Uma das novas regras proibiu o rebate, como ficou conhecida os descontos, em média, de 2% a 5%, concedidos pelas empresas de benefícios às companhias que contratavam os seus serviços no âmbito do PAT.

Em um exemplo dessa prática, uma empresa que gastava R$ 2 milhões mensais com o PAT, repassava, de fato, às operadoras, R$ 1,9 milhão. Para compensar a diferença, as empresas de benefícios cobravam taxas entre 7% e 10% dos estabelecimentos, que, por sua vez, “transferiam” essa conta aos usuários.

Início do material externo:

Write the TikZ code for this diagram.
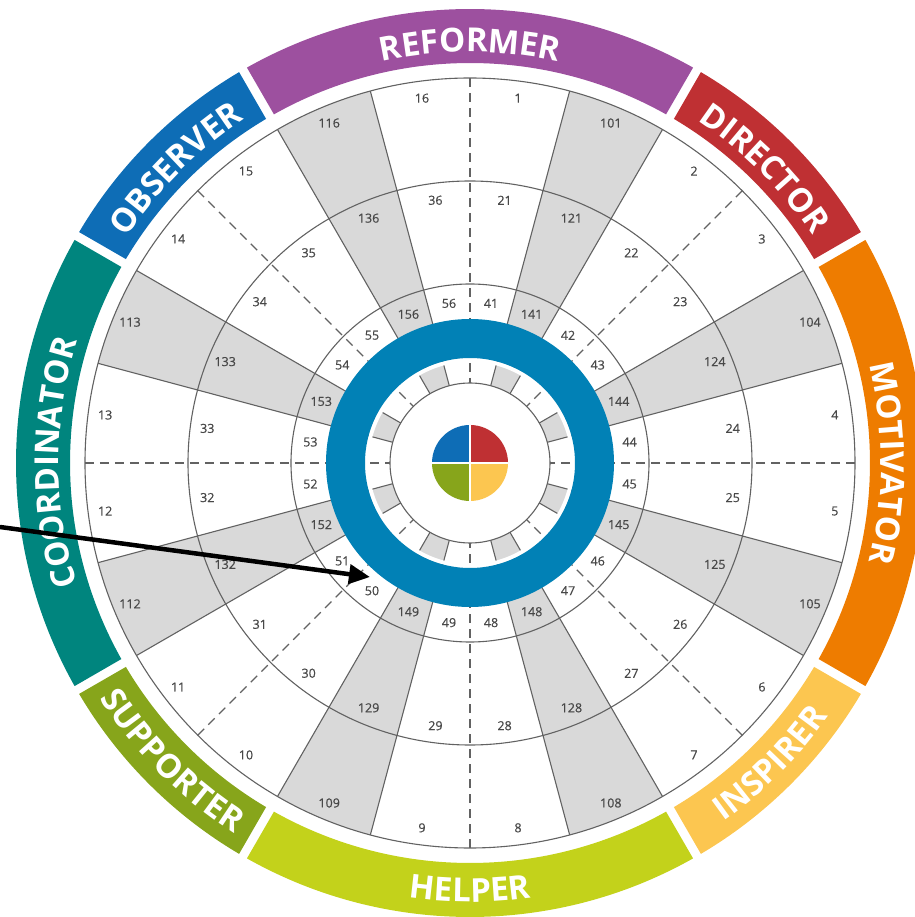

Apesar da proibição, em julho, a brasileira Flash e a francesa Swile registraram uma denúncia no Conselho Administrativo de Defesa Econômica (Cade) alegando que as quatro incumbentes seguiam adotando a prática. Agora, porém, camuflada na oferta de serviços como academias e planos de saúde.

Coincidência ou não, o fato é que, há duas semanas, o Ministério do Trabalho e Emprego publicou uma nova portaria reforçando, entre outras questões, a proibição dos rebates e a contratação de serviços que não estejam diretamente ligados à segurança alimentar no âmbito do PAT.

“A portaria explicou um pouco melhor o rebate, já que, até então, a redação era mais ampla”, diz Freitas. Ele cita que, mesmo nesse contexto de ajustes, houve avanços. Entre eles, os arranjos abertos, que permitiram levar as taxas cobradas dos estabelecimentos a um índice, em média, de 3%.

Em outros dados, um estudo encomendado pelo iFood a consultoria LCA estima que as mudanças no PAT podem gerar uma economia de R$ 5,2 bilhões ao setor de bares e restaurantes e ampliar a base atual de cerca de 600 mil estabelecimentos que aceitam os vales-refeições em mais de cinco vezes.

Ao mesmo tempo, a pesquisa mostra que, há dois anos, as quatro incumbentes detinham uma participação de mercado somada de mais de 90%. E que, de lá para cá, o market share combinado das empresas entrantes saiu de 5,5% para uma faixa de 11,5% a 12%.